Kwong and his family moved back to Canada and settled in Calgary.
Vernon teacher and Kwong family friend Chad Soon has been spearheading a drive to get Kwong into the Hockey Hall of Fame. A petition at change.org has more than 8,600 signatures, and Soon is getting international help to have Kwong enshrined in Toronto. The deadline for the next hall of fame submissions is Wednesday, March 15.
“A lesser-known part of Larry’s story is that he helped develop and popularize hockey in Europe,” said Soon. “The Swiss Ice Hockey Federation is supporting Larry’s nomination, calling him a ‘great ambassador and builder of hockey.’”
Soon has had a pair of meetings with the New York Rangers and the NHL club has told him they will be doing something to honour Larry though nothing has been set as of yet.
Legendary Hall of Fame reporter Stan Fischler, who covered the Rangers for decades and now writes for nhl.com, penned a tribute to Kwong last week. In a Twitter note to Soon, Fischler champions for Kwong’s enshrinement.
“Larry belongs in the Hall of Fame,” said Fischler. “What bugs me is that I never heard a reason why the Rangers did not give him more of a chance. I watched Larry for two years. He was an ace.”
In January 2023, the NHL’s Calgary Flames honoured Kwong before the team’s Lunar New Year game against the Columbus Blue Jackets (who are coached by Vernon’s Brad Larsen). The Flames presented Kwong’s family with a Lunar New Year team jersey worn in warmups by the Flames.
Kwong has been the subjectof two documentaries, Lost Years, and The Shift, and Soon has written a junior biography of Kwong called The Longest Shot: How Larry Kwong Changed The Face of Hockey. Orca Books will publish Soon’s story later this year or early in 2024.
The federal government recognized Kwong and four other trail-blazing hockey players in December 2022, announcing the designation of Breaking Racial Barriers in the National Hockey League as an event of national historic significance under Parks Canada’s National Program of Historical Commemoration.
The designation honours the achievements of five hockey players – Kwong, Indigenous players Paul Jacobs, Henry (Elmer) Maracle and Fred Sasakamoose, and Willie O’Ree, hockey’s first black player.
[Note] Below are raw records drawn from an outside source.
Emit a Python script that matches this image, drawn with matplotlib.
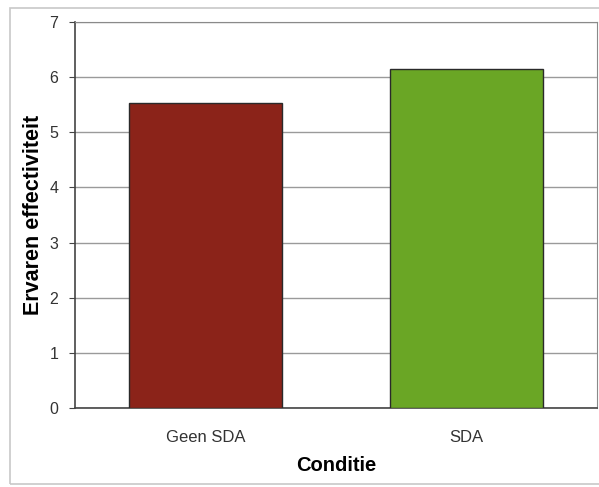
import matplotlib
matplotlib.use("Agg")
import matplotlib.pyplot as plt
from matplotlib.patches import Rectangle

plt.rcParams["font.family"] = ["Liberation Sans", "DejaVu Sans"]

# Perceived effectiveness per condition
conditions = ["Geen SDA", "SDA"]
effectiveness = [5.53, 6.15]
bar_colors = ["#8b2319", "#6aa625"]
y_ticks = [0, 1, 2, 3, 4, 5, 6, 7]

fig = plt.figure(figsize=(5.99, 4.87), dpi=100)
W, H = 599, 487

# light outer chart frame
fig.patches.append(Rectangle((10 / W, 3 / H), 1.2, (H - 8 - 3) / H,
                             transform=fig.transFigure, fill=False,
                             edgecolor="#c8c8c8", linewidth=1.2))

ax = fig.add_axes([75 / W, (H - 408) / H, (597 - 75) / W, (408 - 22) / H])

ax.set_ylim(0, 7)
ax.set_xlim(-0.5, 1.5)
ax.set_yticks(y_ticks)
ax.set_yticklabels([str(t) for t in y_ticks], fontsize=11.5, color="#333333")
ax.yaxis.grid(True, color="#9a9a9a", linewidth=1.0)
ax.set_axisbelow(True)

ax.bar(range(len(conditions)), effectiveness, width=0.59,
       color=bar_colors, edgecolor="#2a2a2a", linewidth=1.0, zorder=3)

ax.set_xticks(range(len(conditions)))
ax.set_xticklabels(conditions, fontsize=12, color="#333333")
ax.tick_params(axis="x", length=0, pad=16)
ax.tick_params(axis="y", length=4, direction="out", color="#444444", pad=8)

for side in ("top", "right"):
    ax.spines[side].set_color("#8a8a8a")
for side in ("left", "bottom"):
    ax.spines[side].set_color("#444444")
    ax.spines[side].set_linewidth(1.2)

ax.set_xlabel("Conditie", fontsize=14.5, fontweight="bold", labelpad=8)
ax.set_ylabel("Ervaren effectiviteit", fontsize=15.5, fontweight="bold", labelpad=4)

fig.savefig("out.png", dpi=100)
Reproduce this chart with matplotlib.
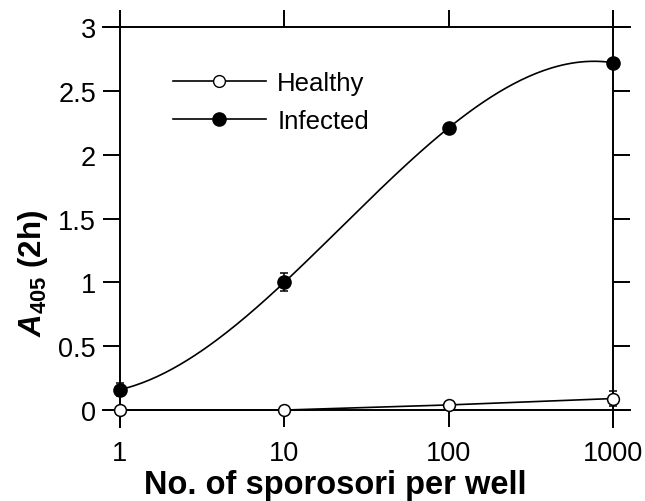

All five, at different points, broke through longstanding prejudice that prevented Chinese Canadian, Indigenous, black and other racialized players from playing in pro hockey.
Jacobs, a Mohawk defenceman from Kahnawá:ke, appeared on the Toronto Arenas’ NHL roster during the 1918–19 season; Maracle was Haudenosaunee from Six Nations of the Grand River who played 11 games for the Rangers during the 1930-31 year; a little more than five years after Kwong played for the Rangers, in November 1953, Fred Sasakamoose, a member of the Ahtahkakoop Cree Nation in Saskatchewan, played his first NHL game for the Chicago Blackhawks. It was almost another five years before O’Ree, of Fredericton became the first Black player in the NHL, debuting for the Boston Bruins in January 1958.
Over the last 20 years, Kwong has won the Heritage Award from the Society of North American Historians and Researchers (2002), Calgary’s Asian Heritage Month Award (2009), the Okanagan Hockey Group’s Pioneer Award (2010), been named to the Okanagan Sports Hall Of Fame (2011), became an Honoured Member of the B.C. Sports Hall Of Fame (2013), and became an Honoured Member of the Alberta Hockey Hall Of Fame (2016).
Kwong died in 2018 at the age of 94. His 100th birthday would have been June 17, 2023.